Oui. Je pense à cette laborantine extrêmement interpellée, travaillant dans un centre de PMA (Procréation Médicalement Assistée) et qui se pose beaucoup de questions sur son propre travail. Elle avait une vague intuition qui la dérangeait profondément concernant un aspect « apprenti-sorcier » dans sa pratique, mais elle ne le formulait pas. D’autres m’ont dit avoir trouvé dans le livre des arguments et des mots concernant ce qui est bon pour un enfant ou ce qui peut lui faire du tort.
D’autres encore témoignent de façon vraiment touchante du chemin qu’ils ont fait pour eux-mêmes face à leur propre histoire… Un soignant voyait la GPA dans le sens d’une entraide magnifique face à la souffrance de ceux qui ne peuvent pas avoir d’enfant. A la suite du livre il a conclu: « Plus jamais je dirai que je suis pour la GPA! J’ai compris le drame que cela représentait pour le tout-petit. » Ce qui est intéressant, c’est que les personnes sensibilisées au problème font circuler le livre dans leur service.
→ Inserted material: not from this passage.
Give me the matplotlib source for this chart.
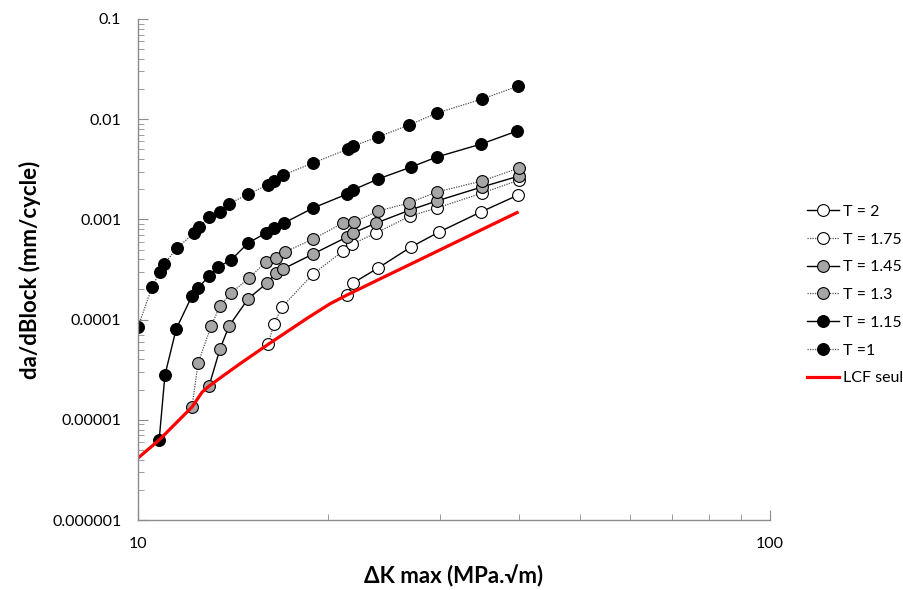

Que répondre à ceux qui affirment qu’on n’a pas le recul nécessaire pour interdire la GPA?
La psychologie infantile se développe depuis près d’un siècle. On a largement commencé à considérer le bébé comme une petite personne, déjà bien compétente surtout sur le plan de sa sensorialité. Les neurosciences mettent en évidence, d’une part, cette disposition naturelle du tout-petit à s’attacher à sa mère biologique, à l’identifier très personnellement et, d’autre part, un stress et une angoisse de séparation que cela entraîne chez lui s’il en est éloigné. Les psychologues en parlent. On le sait, notamment pour les enfants adoptés. Alors que veut-on encore comme « preuves »? Dans toutes sortes de pathologies infantiles, on trouve souvent les causes dans les traumatismes de la petite enfance… Et on va demander des preuves pour la GPA où l’enfant grandit dans le ventre d’une femme qui, génétiquement, n’est pas sa mère puis, à la naissance sera retiré des bras de celle dont tous ses sens ont été imprégnés, pour ensuite arriver dans les bras de parents inconnus… et on voudrait fermer les yeux sur l’impact de ces étapes pour le nouveau-né?… Un tel déni des dommages potentiels, c’est hallucinant!
Propos recueillis par Sabine PEROUSE
Un cri secret d’enfant, Anne Schaub-Thomas, Ed. Les Acteurs du savoir, 2017.